How I Build Production-Ready RAG Systems

The practical stack I use for enterprise RAG: retrieval quality, observability, eval loops, and guardrails.
March 28, 20261 min readRAG

Why most RAG demos fail in production

Most demos work because the data is tiny, clean, and manually curated. Real enterprise data is the opposite: noisy docs, broken formatting, conflicting versions, and strict access rules.

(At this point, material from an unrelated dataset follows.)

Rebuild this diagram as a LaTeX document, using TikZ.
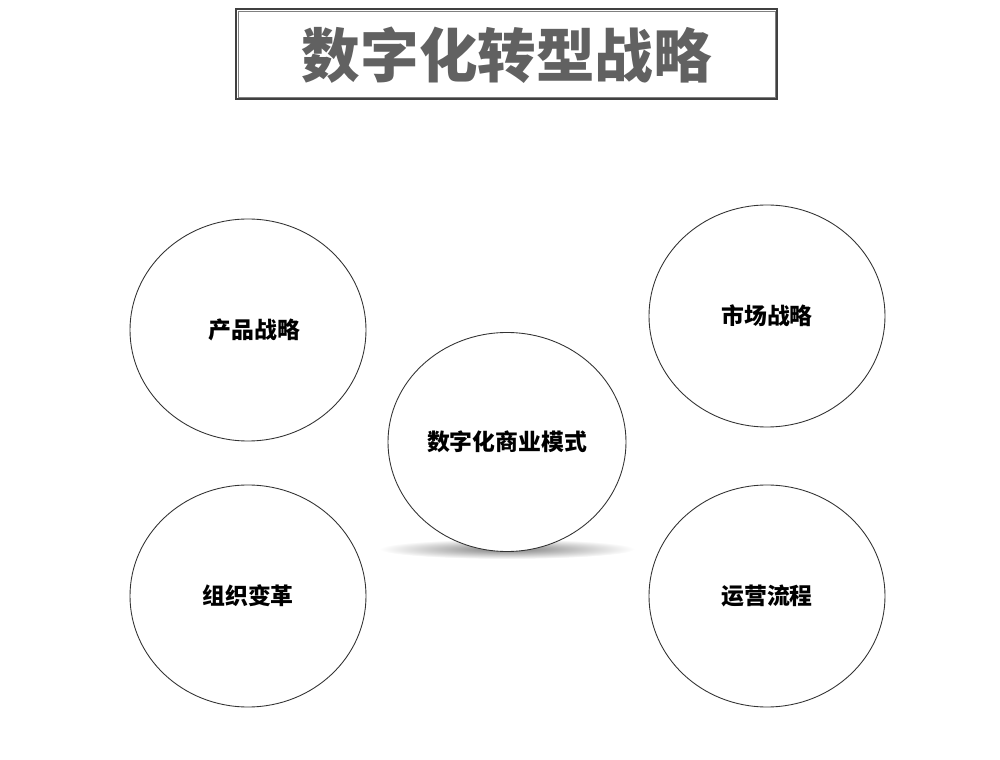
\documentclass[tikz,border=0pt]{standalone}
\usepackage{fontspec}
\newfontfamily\cjk{Noto Sans CJK SC}
\usetikzlibrary{shapes.geometric}
\usetikzlibrary{positioning}

\begin{document}
\begin{tikzpicture}[x=0.3mm, y=-0.3mm, black!80, line width = 0.75pt,
    bubble/.style = {ellipse, draw, fill = white, inner sep = 0pt,
        minimum width = 70.8mm, minimum height = 66.6mm,
        text = black, font = \cjk\bfseries\fontsize{19.5}{21}\selectfont}]

    \useasboundingbox (0,0) rectangle (1000,760);

    % title box
    \draw[black!75, line width = 1.2pt] (236,9) rectangle (777,99);
    \draw[black!50, line width = 0.5pt] (238,11) rectangle (775,97);
    \node (T) at (507,55) [text = black!62, font = \cjk\bfseries\fontsize{50}{52}\selectfont] {数字化转型战略};

    % shadow under the centre
    \shade[inner color = black!50, outer color = white] (507,549) ellipse [x radius = 128, y radius = 10];

    \node (M) at (507,442) [bubble, minimum width = 71.4mm, minimum height = 65.7mm] {数字化商业模式};

    \node (S1) at (248,330) [bubble] {\hspace{4mm}产品战略};
    \node (S2) at (767,316) [bubble] {市场战略};
    \node (S3) at (248,596) [bubble] {组织变革};
    \node (S4) at (767,596) [bubble] {运营流程};

\end{tikzpicture}
\end{document}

The goal is not "it answers once". The goal is consistent, explainable answers under latency and cost constraints.

The stack that actually works for me

  • Ingestion: strict source adapters + metadata normalization
  • Chunking: semantic chunking with overlap tuned by doc type
  • Retrieval: hybrid search (vector + keyword) with reranking
  • Generation: grounded prompts with hard citation requirements
  • Evaluation: offline eval set + online feedback loop
  • Observability: traces, token cost, retrieval hit quality

Non-negotiable guardrails

  • Force citation output format.
  • Block answer if confidence is below threshold.
  • Log every retrieval set for postmortem analysis.
  • Separate user-facing confidence from internal model confidence.

What usually improves quality the fastest

  • Better chunk boundaries
  • Better reranking
  • Better negative examples in evaluation
Before changing models, fix those three first.